• Given exercise
Set down each line from the one containing "Write a LaTeX" to the one containing "(train) at (80,636)", inclusive, exactly as written and with nothing further.

• The data
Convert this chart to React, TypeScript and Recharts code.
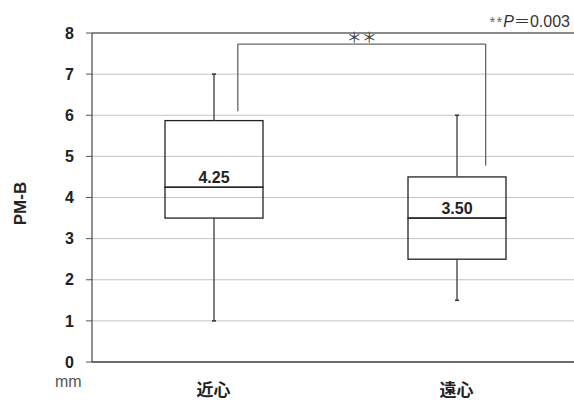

* * *

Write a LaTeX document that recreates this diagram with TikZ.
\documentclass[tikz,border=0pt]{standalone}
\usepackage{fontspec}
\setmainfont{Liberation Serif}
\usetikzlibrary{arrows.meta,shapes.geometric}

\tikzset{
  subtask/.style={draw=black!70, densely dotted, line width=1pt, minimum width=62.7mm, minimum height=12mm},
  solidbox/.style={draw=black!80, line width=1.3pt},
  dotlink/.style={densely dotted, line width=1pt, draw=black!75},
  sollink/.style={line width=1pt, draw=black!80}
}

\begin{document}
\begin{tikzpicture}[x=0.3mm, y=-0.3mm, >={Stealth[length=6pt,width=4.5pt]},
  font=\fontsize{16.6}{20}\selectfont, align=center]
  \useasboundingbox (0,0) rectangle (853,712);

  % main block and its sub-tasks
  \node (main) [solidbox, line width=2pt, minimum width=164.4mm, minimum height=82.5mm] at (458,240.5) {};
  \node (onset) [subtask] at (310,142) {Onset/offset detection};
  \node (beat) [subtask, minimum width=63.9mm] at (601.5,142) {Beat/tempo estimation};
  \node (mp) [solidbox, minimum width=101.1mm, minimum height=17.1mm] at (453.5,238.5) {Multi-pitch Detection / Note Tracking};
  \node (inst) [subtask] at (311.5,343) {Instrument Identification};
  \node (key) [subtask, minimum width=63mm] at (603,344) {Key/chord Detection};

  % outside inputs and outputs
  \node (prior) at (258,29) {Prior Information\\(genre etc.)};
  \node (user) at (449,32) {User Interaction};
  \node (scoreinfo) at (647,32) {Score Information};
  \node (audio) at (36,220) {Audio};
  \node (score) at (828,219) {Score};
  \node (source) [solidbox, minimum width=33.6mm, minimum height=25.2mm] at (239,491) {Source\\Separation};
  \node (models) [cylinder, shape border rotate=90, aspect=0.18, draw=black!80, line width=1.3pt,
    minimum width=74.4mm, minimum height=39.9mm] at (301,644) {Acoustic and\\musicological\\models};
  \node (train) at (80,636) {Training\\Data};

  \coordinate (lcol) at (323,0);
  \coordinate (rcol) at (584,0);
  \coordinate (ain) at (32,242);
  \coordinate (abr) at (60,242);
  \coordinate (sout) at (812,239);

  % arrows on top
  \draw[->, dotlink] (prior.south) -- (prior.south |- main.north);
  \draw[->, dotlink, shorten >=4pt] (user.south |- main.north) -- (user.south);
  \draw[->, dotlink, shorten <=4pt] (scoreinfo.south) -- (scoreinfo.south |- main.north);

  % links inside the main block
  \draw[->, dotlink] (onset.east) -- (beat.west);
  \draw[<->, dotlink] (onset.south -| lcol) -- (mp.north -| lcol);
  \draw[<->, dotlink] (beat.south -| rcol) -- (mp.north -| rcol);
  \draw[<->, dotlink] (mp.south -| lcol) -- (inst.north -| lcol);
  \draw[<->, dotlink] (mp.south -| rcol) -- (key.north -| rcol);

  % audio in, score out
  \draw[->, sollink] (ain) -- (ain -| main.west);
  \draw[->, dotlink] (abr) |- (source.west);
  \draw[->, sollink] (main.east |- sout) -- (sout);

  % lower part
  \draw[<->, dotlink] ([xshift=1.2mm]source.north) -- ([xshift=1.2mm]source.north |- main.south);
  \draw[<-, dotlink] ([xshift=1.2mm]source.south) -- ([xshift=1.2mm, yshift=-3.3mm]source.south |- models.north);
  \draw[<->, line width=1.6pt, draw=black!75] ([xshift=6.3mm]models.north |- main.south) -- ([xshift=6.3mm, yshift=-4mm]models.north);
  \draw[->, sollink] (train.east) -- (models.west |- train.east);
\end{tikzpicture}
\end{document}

• Solution for this exercise
Write a LaTeX document that recreates this diagram with TikZ.
\documentclass[tikz,border=0pt]{standalone}
\usepackage{fontspec}
\setmainfont{Liberation Serif}
\usetikzlibrary{arrows.meta,shapes.geometric}

\tikzset{
  subtask/.style={draw=black!70, densely dotted, line width=1pt, minimum width=62.7mm, minimum height=12mm},
  solidbox/.style={draw=black!80, line width=1.3pt},
  dotlink/.style={densely dotted, line width=1pt, draw=black!75},
  sollink/.style={line width=1pt, draw=black!80}
}

\begin{document}
\begin{tikzpicture}[x=0.3mm, y=-0.3mm, >={Stealth[length=6pt,width=4.5pt]},
  font=\fontsize{16.6}{20}\selectfont, align=center]
  \useasboundingbox (0,0) rectangle (853,712);

  % main block and its sub-tasks
  \node (main) [solidbox, line width=2pt, minimum width=164.4mm, minimum height=82.5mm] at (458,240.5) {};
  \node (onset) [subtask] at (310,142) {Onset/offset detection};
  \node (beat) [subtask, minimum width=63.9mm] at (601.5,142) {Beat/tempo estimation};
  \node (mp) [solidbox, minimum width=101.1mm, minimum height=17.1mm] at (453.5,238.5) {Multi-pitch Detection / Note Tracking};
  \node (inst) [subtask] at (311.5,343) {Instrument Identification};
  \node (key) [subtask, minimum width=63mm] at (603,344) {Key/chord Detection};

  % outside inputs and outputs
  \node (prior) at (258,29) {Prior Information\\(genre etc.)};
  \node (user) at (449,32) {User Interaction};
  \node (scoreinfo) at (647,32) {Score Information};
  \node (audio) at (36,220) {Audio};
  \node (score) at (828,219) {Score};
  \node (source) [solidbox, minimum width=33.6mm, minimum height=25.2mm] at (239,491) {Source\\Separation};
  \node (models) [cylinder, shape border rotate=90, aspect=0.18, draw=black!80, line width=1.3pt,
    minimum width=74.4mm, minimum height=39.9mm] at (301,644) {Acoustic and\\musicological\\models};
  \node (train) at (80,636) {Training\\Data};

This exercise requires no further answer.